§ The Minister of State, Foreign and Commonwealth Office (Mr. Peter Blaker)
There are no plans to repeal the Public Order Ordinance, but a review has been carried out of certain of its provisions. The Public Order (Amendment) Ordinance 1980 received the assent of the Legislative Council on 4 December and will be brought into operation soon.
§ Mr. Parry
The Minister will be aware of the arrests under the statute that have taken place in recent years of housewives, school children, worker priests and social workers, and also of the criticism of the Hong Kong trade unions. Does he agree that it is now time to repeal this draconic measure?
§ Mr. Blaker
I do not think that the hon. Gentleman is right. Hong Kong, just as any other country, including the United Kingdom, requires a statute about public order. In the light of one or two problems that have arisen in the past it is right to look at the existing ordinance and to repeal it where required.

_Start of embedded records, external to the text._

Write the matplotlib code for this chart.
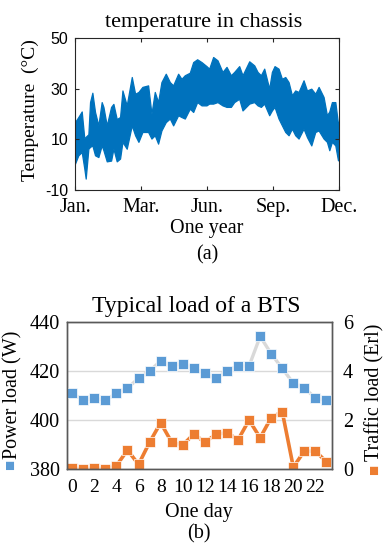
import matplotlib.pyplot as plt

# ---- (a) temperature in chassis, upper / lower edge of the yearly band ----
temp_day = [0, 4.6, 9.3, 12.9, 14.8, 18.5, 20.8, 24.0, 27.7, 32.3, 36.9, 39.3,
            43.9, 49.9, 53.1, 57.7, 62.3, 65.6, 71.5, 78.5, 83.1, 87.7, 93.2,
            101.1, 105.7, 110.3, 114.9, 119.5, 125.5, 131.1, 135.7, 142.6,
            147.2, 151.8, 158.7, 163.4, 168.9, 174.9, 181.8, 185.5, 191.0,
            197.0, 203.9, 209.5, 215.5, 220.1, 227.0, 231.6, 240.9, 247.8,
            252.4, 257.0, 261.6, 268.5, 272.2, 275.9, 281.4, 286.1, 290.7,
            295.3, 299.9, 304.5, 309.1, 316.0, 320.7, 326.7, 332.2, 336.8,
            343.7, 348.3, 351.6, 355.2, 359.9, 363.6, 365]
temp_high = [16.8, 18.8, 21.0, 10.3, 11.0, 12.0, 24.7, 28.4, 20.8, 15.5, 24.7,
             22.8, 15.5, 22.8, 24.0, 18.0, 18.8, 29.3, 23.4, 34.6, 28.0, 28.7,
             30.7, 31.3, 20.1, 28.7, 24.7, 32.6, 35.9, 32.6, 31.3, 35.9, 33.9,
             35.3, 36.3, 40.5, 41.6, 40.5, 38.9, 37.9, 42.5, 41.2, 36.6, 38.6,
             35.3, 36.6, 38.9, 35.3, 40.8, 39.2, 36.6, 35.3, 37.9, 30.0, 36.6,
             38.9, 37.9, 33.9, 34.6, 32.6, 27.4, 29.3, 28.7, 33.3, 29.3, 30.0,
             28.0, 30.7, 26.7, 19.5, 21.0, 24.7, 24.7, 16.2, 17.0]
temp_low = [0.4, 3.7, 5.0, -1.6, -5.5, 6.3, 7.0, 7.6, 3.7, 3.0, 7.6, 5.7, 1.3,
            1.6, 6.3, 1.3, 2.4, 9.0, 6.3, 15.5, 11.6, 9.0, 12.9, 12.9, 10.3,
            11.6, 8.3, 13.5, 16.8, 18.2, 15.5, 19.5, 18.8, 18.2, 22.1, 20.8,
            24.7, 23.4, 23.4, 24.1, 24.1, 24.7, 23.4, 22.8, 22.8, 24.7, 26.0,
            21.4, 24.1, 24.7, 23.4, 22.8, 24.1, 19.5, 21.4, 22.8, 18.2, 15.5,
            12.9, 11.6, 14.2, 11.6, 10.3, 14.2, 10.9, 7.6, 12.9, 13.5, 10.3,
            9.0, 5.7, 9.0, 7.6, 1.7, 5.0]
month_ticks = [0, 91.25, 182.5, 273.75, 365]
month_labels = ["Jan.", "Mar.", "Jun.", "Sep.", "Dec."]
temp_ticks = [-10, 10, 30, 50]

# ---- (b) typical load of a BTS over one day ----
hours = list(range(24))
power_load = [411, 408, 409, 408, 411, 413, 417, 420, 424, 422, 423, 421,
              419, 417, 420, 422, 422, 434, 427, 421, 415, 413, 409, 408]
traffic_load = [0.07, 0.0, 0.07, 0.0, 0.15, 0.78, 0.2, 1.1, 1.89, 1.1, 0.99,
                1.43, 1.1, 1.42, 1.49, 1.2, 2.0, 1.28, 2.1, 2.34, 0.09, 0.74,
                0.74, 0.3]

SERIF = ["Liberation Serif", "DejaVu Serif"]
SANS = ["Liberation Sans", "DejaVu Sans"]
W, H = 383, 544


def fx(px):
    return px / W


def fy(py):
    return 1 - py / H


fig = plt.figure(figsize=(W / 100, H / 100), dpi=100)

# ---------------- top chart ----------------
ax = fig.add_axes([fx(75), fy(190), 264 / W, 152 / H])
ax.fill_between(temp_day, temp_low, temp_high, color="#0072BD",
                edgecolor="#0072BD", linewidth=0.9)
ax.set_xlim(0, 365)
ax.set_ylim(-10, 50)
ax.set_xticks(month_ticks)
ax.set_xticklabels(month_labels, family=SERIF, fontsize=14.5)
ax.set_yticks(temp_ticks)
ax.set_yticklabels([str(t) for t in temp_ticks], family=SANS, fontsize=11.5)
ax.tick_params(direction="in", top=True, right=True, length=3, width=0.8,
               color="#262626")
ax.tick_params(axis="x", pad=6)
ax.tick_params(axis="y", pad=5)
for s in ax.spines.values():
    s.set_color("#262626")
    s.set_linewidth(0.8)
fig.text(fx(204), fy(26.5), "temperature in chassis", family=SERIF,
         fontsize=16, ha="center", va="baseline")
fig.text(fx(207), fy(233), "One year", family=SERIF, fontsize=14.5,
         ha="center", va="baseline")
fig.text(fx(30), fy(110), "Temperature  (\u00b0C)", family=SERIF,
         fontsize=14, rotation=90, ha="center", va="center")
fig.text(fx(207), fy(259), "(a)", family=SERIF, fontsize=14.5,
         ha="center", va="baseline")

# ---------------- bottom chart ----------------
bx = fig.add_axes([fx(66.7), fy(469.3), 265.3 / W, 147.6 / H])
bx2 = bx.twinx()
bx.set_zorder(bx2.get_zorder() + 1)
bx.patch.set_visible(False)

bx.set_xlim(-0.5, 23.5)
bx.set_ylim(380, 440)
bx.set_yticks([380, 400, 420, 440])
bx2.set_ylim(0, 6)
bx2.set_yticks([0, 2, 4, 6])
bx.set_xticks(hours[::2])

bx2.grid(axis="y", color="#D9D9D9", linewidth=1)
bx2.set_axisbelow(True)

bx2.plot(hours, traffic_load, color="#ED7D31", linewidth=2.6, marker="s",
         markersize=7, markerfacecolor="#ED7D31", markeredgecolor="white",
         markeredgewidth=0.5)
bx.plot(hours, power_load, color="#D9D9D9", linewidth=2.4, marker="s",
        markersize=7, markerfacecolor="#5B9BD5", markeredgecolor="white",
        markeredgewidth=0.5)

for a in (bx, bx2):
    a.tick_params(length=0, labelsize=14.5)
    for lab in a.get_xticklabels() + a.get_yticklabels():
        lab.set_family(SERIF)
    for s in a.spines.values():
        s.set_color("#595959")
        s.set_linewidth(1)
bx.tick_params(axis="y", pad=5)
bx2.tick_params(axis="y", pad=8)
bx.tick_params(axis="x", labelsize=14, pad=7)

fig.text(fx(196), fy(312), "Typical load of a BTS", family=SERIF,
         fontsize=17, ha="center", va="baseline")
fig.text(fx(199), fy(517), "One day", family=SERIF, fontsize=14.5,
         ha="center", va="baseline")
fig.text(fx(13), fy(394.5), "Power load (W)", family=SERIF, fontsize=14.5,
         rotation=90, ha="center", va="center")
fig.text(fx(374.5), fy(392.5), "Traffic load (Erl)", family=SERIF,
         fontsize=14.5, rotation=90, ha="center", va="center")
fig.text(fx(10.5), fy(466), "\u25a0", color="#5B9BD5", fontsize=12,
         family=SANS, ha="center", va="center")
fig.text(fx(374), fy(471), "\u25a0", color="#ED7D31", fontsize=12,
         family=SANS, ha="center", va="center")
fig.text(fx(199), fy(538), "(b)", family=SERIF, fontsize=14.5,
         ha="center", va="baseline")

fig.savefig("out.png", dpi=100)
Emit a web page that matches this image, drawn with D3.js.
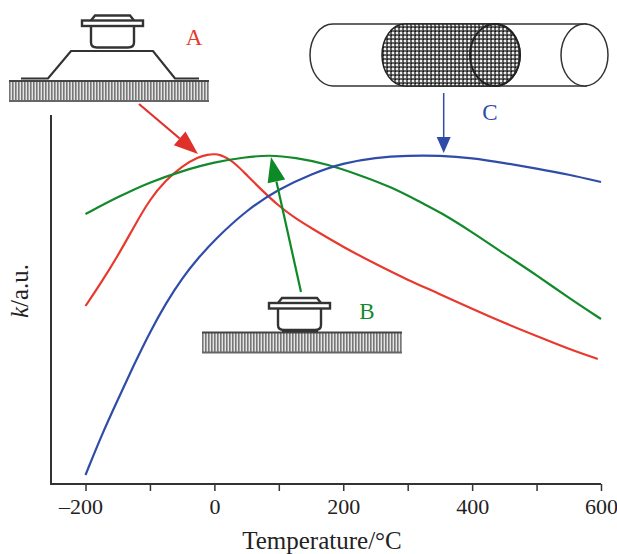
<!DOCTYPE html>
<html>
<head>
<meta charset="utf-8">
<script src="https://cdn.jsdelivr.net/npm/d3@7"></script>
<style>
  html, body { margin: 0; padding: 0; background: #fff; }
  svg { display: block; }
  text { font-family: "Liberation Serif", serif; fill: #222; }
</style>
</head>
<body>
<svg width="617" height="554"></svg>
<script>
// values, k in arbitrary units
var redT = [-200, -175, -150, -125, -100, -75, -50, -25, -10, 0, 10, 20, 35, 50, 75, 100, 125, 150, 200, 250, 300, 350, 400, 450, 500, 550, 595],
    redK = [178, 202, 228, 257, 285, 304, 318, 327, 329.5, 330, 329, 326, 319, 309, 293, 278, 266, 256, 237, 220, 204, 190, 175, 161, 148, 135, 125];
var greenT = [-200, -150, -100, -50, 0, 50, 85, 125, 175, 225, 275, 325, 350, 400, 450, 500, 550, 600],
    greenK = [270, 287, 302, 313, 322, 327, 329, 326.5, 320, 309, 297, 280, 272, 252, 230, 209, 186, 165];
var blueT = [-200, -175, -150, -125, -100, -75, -50, -25, 0, 50, 100, 150, 200, 250, 300, 350, 400, 450, 500, 550, 600],
    blueK = [9, 49, 84, 119, 152, 181, 206, 226, 244, 274, 295, 310, 321, 326.5, 328.5, 328.5, 326, 321, 315.5, 309.5, 302];
var xTicks = [-200, -100, 0, 100, 200, 300, 400, 500, 600],
    xLabels = {"-200": "\u2013200", "0": "0", "200": "200", "400": "400", "600": "600"};

var RED = "#e8392e", GREEN = "#128a2b", BLUE = "#2f4ca8", INK = "#333";

var svg = d3.select("svg");
var x = d3.scaleLinear().domain([-200, 600]).range([85.5, 601]);
var y = d3.scaleLinear().domain([0, 369]).range([484, 115]);
var line = d3.line().curve(d3.curveBasis);

var defs = svg.append("defs");
// the hatching of the support plates
var hatch = defs.append("pattern").attr("id", "hatch")
    .attr("patternUnits", "userSpaceOnUse").attr("width", 3).attr("height", 20);
hatch.append("rect").attr("width", 3).attr("height", 20).attr("fill", "#e4e4e4");
hatch.append("rect").attr("width", 1.6).attr("height", 20).attr("fill", "#777");
// the checker of the catalyst in the tube
var check = defs.append("pattern").attr("id", "check")
    .attr("patternUnits", "userSpaceOnUse").attr("width", 4).attr("height", 4);
check.append("rect").attr("width", 4).attr("height", 4).attr("fill", "#666");
check.append("rect").attr("x", 0).attr("y", 0).attr("width", 2).attr("height", 2).attr("fill", "#eee");
check.append("rect").attr("x", 2.5).attr("y", 2.5).attr("width", 1.5).attr("height", 1.5).attr("fill", "#111");

// axes
var xAxis = svg.append("g")
    .attr("transform", "translate(0,484)")
    .call(d3.axisBottom(x).tickValues(xTicks).tickSize(7).tickPadding(7)
      .tickFormat(function(d) { return xLabels[d] || ""; }));
xAxis.select(".domain").remove();
xAxis.selectAll("line").attr("stroke", INK).attr("stroke-width", 1.5);
xAxis.selectAll("text").attr("font-size", 22).attr("font-family", "Liberation Serif").attr("fill", "#222")
    .attr("dx", function(d) { return d < 0 ? -5 : 0; });
svg.append("line").attr("x1", 51).attr("x2", x(600)).attr("y1", 484).attr("y2", 484)
    .attr("stroke", INK).attr("stroke-width", 2);
svg.append("line").attr("x1", 51).attr("x2", 51).attr("y1", y(369)).attr("y2", 485)
    .attr("stroke", INK).attr("stroke-width", 2);

svg.append("text").attr("x", 322).attr("y", 549).attr("text-anchor", "middle")
    .attr("font-size", 25).text("Temperature/\u00b0C");
var yTitle = svg.append("text").attr("transform", "translate(28,291) rotate(-90)")
    .attr("text-anchor", "middle").attr("font-size", 25);
yTitle.append("tspan").attr("font-style", "italic").text("k");
yTitle.append("tspan").text("/a.u.");

// curves
[[redT, redK, RED], [greenT, greenK, GREEN], [blueT, blueK, BLUE]].forEach(function(s) {
  svg.append("path")
      .attr("d", line(s[0].map(function(t, i) { return [x(t), y(s[1][i])]; })))
      .attr("fill", "none").attr("stroke", s[2]).attr("stroke-width", 2.2);
});

function plate(px, py) {
  var g = svg.append("g").attr("transform", "translate(" + px + "," + py + ")");
  g.append("rect").attr("width", 200).attr("height", 20).attr("fill", "url(#hatch)");
  g.append("line").attr("x2", 200).attr("stroke", "#444").attr("stroke-width", 1.8);
  g.append("line").attr("x2", 200).attr("y1", 20).attr("y2", 20).attr("stroke", "#666").attr("stroke-width", 1.8);
}

function cup(px, py) {
  var g = svg.append("g").attr("transform", "translate(" + px + "," + py + ")")
      .attr("fill", "#fff").attr("stroke", "#333").attr("stroke-width", 2.4);
  g.append("path").attr("d", "M9,5 L9,22 Q9,27 15,27 L46,27 Q52,27 52,22 L52,5");
  g.append("path").attr("d", "M9,0 L13,-5 L48,-5 L52,0");
  g.append("rect").attr("x", 0).attr("width", 61).attr("height", 5.5);
}

function arrow(x0, y0, x1, y1, len, wide, color, sw) {
  var a = Math.atan2(y1 - y0, x1 - x0),
      bx = x1 - len * Math.cos(a), by = y1 - len * Math.sin(a),
      nx = -Math.sin(a) * wide / 2, ny = Math.cos(a) * wide / 2;
  svg.append("line").attr("x1", x0).attr("y1", y0).attr("x2", bx).attr("y2", by)
      .attr("stroke", color).attr("stroke-width", sw);
  svg.append("path")
      .attr("d", "M" + x1 + "," + y1 + "L" + (bx + nx) + "," + (by + ny) + "L" + (bx - nx) + "," + (by - ny) + "Z")
      .attr("fill", color);
}

function letter(s, px, py, color) {
  svg.append("text").attr("x", px).attr("y", py).attr("text-anchor", "middle")
      .attr("font-size", 23).style("fill", color).text(s);
}

// sketch A
svg.append("path").attr("d", "M21,78.5 L48,78.5 L71,51 L153,51 L175,78.5 L199,78.5")
    .attr("fill", "none").attr("stroke", "#333").attr("stroke-width", 2.2);
cup(82, 20.5);
plate(9, 81);
letter("A", 194, 45, RED);

// sketch B
plate(202, 332.5);
cup(269, 303);
svg.append("line").attr("x1", 282).attr("x2", 318).attr("y1", 331).attr("y2", 331)
    .attr("stroke", "#333").attr("stroke-width", 2.4);
letter("B", 367, 319, GREEN);

// sketch C, the tube
var tube = svg.append("g").attr("stroke", "#333").attr("stroke-width", 1.5);
tube.append("path").attr("d", "M333,24 L587,24 M333,86 L587,86 M333,24 A23,31 0 0 0 333,86")
    .attr("fill", "none");
tube.append("ellipse").attr("cx", 584.5).attr("cy", 55).attr("rx", 23.5).attr("ry", 31).attr("fill", "#fff");
tube.append("path").attr("d", "M405,24 L495,24 A25,31 0 0 1 495,86 L405,86 A23,31 0 0 1 405,24 Z")
    .attr("fill", "url(#check)").attr("stroke", "#222");
tube.append("ellipse").attr("cx", 495).attr("cy", 55).attr("rx", 25).attr("ry", 31)
    .attr("fill", "none").attr("stroke", "#222").attr("stroke-width", 2);
letter("C", 490, 120, BLUE);

// arrows from the sketches to the curves
arrow(139, 104, 198, 154, 24, 18, "#e0302a", 2.2);
arrow(301, 292, 271, 157, 25, 18, "#0d8a25", 2.2);
arrow(443.7, 93, 443.7, 153, 16, 14, BLUE, 1.5);
</script>
</body>
</html>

The new ordinance narrows the definition of a public meeting, narrows the definition of a public procession and changes the arrangements whereby one had to apply for permission in advance to hold a public meeting. That provision has been replaced by one that arranges for notice to be given of the intention to hold a procession. I think that the House will agree that that is an improvement.
§ Mr. Canavan
Until such time as the Public Order Ordinance is repealed, will the Minister tell the Hong Kong Government to stop infiltrating and keeping secret files on organisations that are suspected of being subversive, especially when the list of suspects includes such innocuous bodies as the Education Action Group, the Heritage Society and the Hong Kong Christian Industrial Committee?